━━ Dataset excerpt

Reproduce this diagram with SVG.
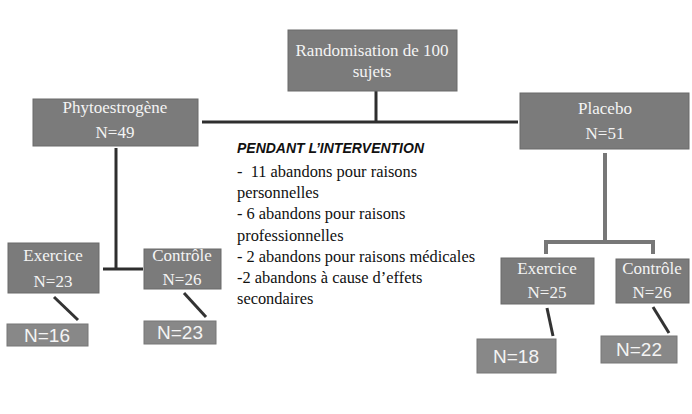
<svg xmlns="http://www.w3.org/2000/svg" width="692" height="414" viewBox="0 0 692 414">
<style>
.box{fill:#7b7b7b;stroke:#6a6a6a;stroke-width:1}
.sbox{fill:#888888;stroke:#777;stroke-width:1}
.bt{font-family:"Liberation Serif","Times New Roman",serif;font-size:17px;fill:#f4f4f4;text-anchor:middle}
.st{font-family:"Liberation Sans",Arial,sans-serif;font-size:19px;fill:#f4f4f4;text-anchor:middle}
.body{font-family:"Liberation Serif","Times New Roman",serif;font-size:16.4px;fill:#111}
.head{font-family:"Liberation Sans",Arial,sans-serif;font-size:14px;font-weight:bold;font-style:italic;fill:#111}
.ln{stroke:#2e2e2e;stroke-width:3;fill:none}
.gl{stroke:#777;stroke-width:4;fill:none}
.dg{stroke:#333;stroke-width:3;fill:none}
</style>
<rect width="692" height="414" fill="#ffffff"/>
<g id="connectors">
<line class="ln" x1="376" y1="91" x2="376" y2="122"/>
<line class="ln" x1="202" y1="122" x2="518" y2="122"/>
<line class="ln" x1="116" y1="148" x2="116" y2="269"/>
<line class="ln" x1="103" y1="269" x2="143" y2="269"/>
<line class="dg" x1="54" y1="297" x2="78" y2="320"/>
<line class="dg" x1="184" y1="293" x2="206" y2="317"/>
<line class="gl" x1="605" y1="153" x2="605" y2="242"/>
<polyline class="gl" points="546,254 546,242 653,242 653,254"/>
<line class="dg" x1="547" y1="308" x2="553" y2="336"/>
<line class="dg" x1="653" y1="307" x2="669" y2="333"/>
</g>
<g id="n-random">
<rect class="box" x="288" y="30" width="169" height="61"/>
<text class="bt" x="372" y="56">Randomisation de 100</text>
<text class="bt" x="372" y="77">sujets</text>
</g>
<g id="n-phyto">
<rect class="box" x="33" y="99" width="165" height="47"/>
<text class="bt" x="115" y="113">Phytoestrogène</text>
<text class="bt" x="115" y="138">N=49</text>
</g>
<g id="n-placebo">
<rect class="box" x="520" y="93" width="169" height="56"/>
<text class="bt" x="605" y="114">Placebo</text>
<text class="bt" x="605" y="139">N=51</text>
</g>
<g id="n-ex-left">
<rect class="box" x="8" y="243" width="91" height="50"/>
<text class="bt" x="53" y="261">Exercice</text>
<text class="bt" x="53" y="287">N=23</text>
</g>
<g id="n-ctl-left">
<rect class="box" x="144" y="249" width="77" height="40"/>
<text class="bt" x="182" y="261">Contrôle</text>
<text class="bt" x="182" y="285">N=26</text>
</g>
<g id="n-16">
<rect class="sbox" x="7" y="324" width="81" height="22"/>
<text class="st" x="47" y="342">N=16</text>
</g>
<g id="n-23b">
<rect class="sbox" x="144" y="321" width="72" height="23"/>
<text class="st" x="180" y="339">N=23</text>
</g>
<g id="n-ex-right">
<rect class="box" x="501" y="258" width="93" height="46"/>
<text class="bt" x="547" y="274">Exercice</text>
<text class="bt" x="547" y="298">N=25</text>
</g>
<g id="n-ctl-right">
<rect class="box" x="616" y="259" width="73" height="44"/>
<text class="bt" x="652" y="274">Contrôle</text>
<text class="bt" x="652" y="298">N=26</text>
</g>
<g id="n-18">
<rect class="sbox" x="477" y="339" width="79" height="34"/>
<text class="st" x="516" y="363">N=18</text>
</g>
<g id="n-22">
<rect class="sbox" x="601" y="336" width="76" height="27"/>
<text class="st" x="639" y="356">N=22</text>
</g>
<g id="notes">
<text class="head" x="237" y="153" textLength="187" lengthAdjust="spacingAndGlyphs">PENDANT L’INTERVENTION</text>
<text class="body" x="237" y="177" xml:space="preserve">-  11 abandons pour raisons</text>
<text class="body" x="237" y="198">personnelles</text>
<text class="body" x="237" y="219">- 6 abandons pour raisons</text>
<text class="body" x="237" y="240.5">professionnelles</text>
<text class="body" x="237" y="262">- 2 abandons pour raisons médicales</text>
<text class="body" x="237" y="283">-2 abandons à cause d’effets</text>
<text class="body" x="237" y="304">secondaires</text>
</g>
</svg>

━━━━

What you are asked to do> Set every line down exactly as written, leaving each picture out.

Correct result>
Reproduce this diagram with SVG.
<svg xmlns="http://www.w3.org/2000/svg" width="692" height="414" viewBox="0 0 692 414">
<style>
.box{fill:#7b7b7b;stroke:#6a6a6a;stroke-width:1}
.sbox{fill:#888888;stroke:#777;stroke-width:1}
.bt{font-family:"Liberation Serif","Times New Roman",serif;font-size:17px;fill:#f4f4f4;text-anchor:middle}
.st{font-family:"Liberation Sans",Arial,sans-serif;font-size:19px;fill:#f4f4f4;text-anchor:middle}
.body{font-family:"Liberation Serif","Times New Roman",serif;font-size:16.4px;fill:#111}
.head{font-family:"Liberation Sans",Arial,sans-serif;font-size:14px;font-weight:bold;font-style:italic;fill:#111}
.ln{stroke:#2e2e2e;stroke-width:3;fill:none}
.gl{stroke:#777;stroke-width:4;fill:none}
.dg{stroke:#333;stroke-width:3;fill:none}
</style>
<rect width="692" height="414" fill="#ffffff"/>
<g id="connectors">
<line class="ln" x1="376" y1="91" x2="376" y2="122"/>
<line class="ln" x1="202" y1="122" x2="518" y2="122"/>
<line class="ln" x1="116" y1="148" x2="116" y2="269"/>
<line class="ln" x1="103" y1="269" x2="143" y2="269"/>
<line class="dg" x1="54" y1="297" x2="78" y2="320"/>
<line class="dg" x1="184" y1="293" x2="206" y2="317"/>
<line class="gl" x1="605" y1="153" x2="605" y2="242"/>
<polyline class="gl" points="546,254 546,242 653,242 653,254"/>
<line class="dg" x1="547" y1="308" x2="553" y2="336"/>
<line class="dg" x1="653" y1="307" x2="669" y2="333"/>
</g>
<g id="n-random">
<rect class="box" x="288" y="30" width="169" height="61"/>
<text class="bt" x="372" y="56">Randomisation de 100</text>
<text class="bt" x="372" y="77">sujets</text>
</g>
<g id="n-phyto">
<rect class="box" x="33" y="99" width="165" height="47"/>
<text class="bt" x="115" y="113">Phytoestrogène</text>
<text class="bt" x="115" y="138">N=49</text>
</g>
<g id="n-placebo">
<rect class="box" x="520" y="93" width="169" height="56"/>
<text class="bt" x="605" y="114">Placebo</text>
<text class="bt" x="605" y="139">N=51</text>
</g>
<g id="n-ex-left">
<rect class="box" x="8" y="243" width="91" height="50"/>
<text class="bt" x="53" y="261">Exercice</text>
<text class="bt" x="53" y="287">N=23</text>
</g>
<g id="n-ctl-left">
<rect class="box" x="144" y="249" width="77" height="40"/>
<text class="bt" x="182" y="261">Contrôle</text>
<text class="bt" x="182" y="285">N=26</text>
</g>
<g id="n-16">
<rect class="sbox" x="7" y="324" width="81" height="22"/>
<text class="st" x="47" y="342">N=16</text>
</g>
<g id="n-23b">
<rect class="sbox" x="144" y="321" width="72" height="23"/>
<text class="st" x="180" y="339">N=23</text>
</g>
<g id="n-ex-right">
<rect class="box" x="501" y="258" width="93" height="46"/>
<text class="bt" x="547" y="274">Exercice</text>
<text class="bt" x="547" y="298">N=25</text>
</g>
<g id="n-ctl-right">
<rect class="box" x="616" y="259" width="73" height="44"/>
<text class="bt" x="652" y="274">Contrôle</text>
<text class="bt" x="652" y="298">N=26</text>
</g>
<g id="n-18">
<rect class="sbox" x="477" y="339" width="79" height="34"/>
<text class="st" x="516" y="363">N=18</text>
</g>
<g id="n-22">
<rect class="sbox" x="601" y="336" width="76" height="27"/>
<text class="st" x="639" y="356">N=22</text>
</g>
<g id="notes">
<text class="head" x="237" y="153" textLength="187" lengthAdjust="spacingAndGlyphs">PENDANT L’INTERVENTION</text>
<text class="body" x="237" y="177" xml:space="preserve">-  11 abandons pour raisons</text>
<text class="body" x="237" y="198">personnelles</text>
<text class="body" x="237" y="219">- 6 abandons pour raisons</text>
<text class="body" x="237" y="240.5">professionnelles</text>
<text class="body" x="237" y="262">- 2 abandons pour raisons médicales</text>
<text class="body" x="237" y="283">-2 abandons à cause d’effets</text>
<text class="body" x="237" y="304">secondaires</text>
</g>
</svg>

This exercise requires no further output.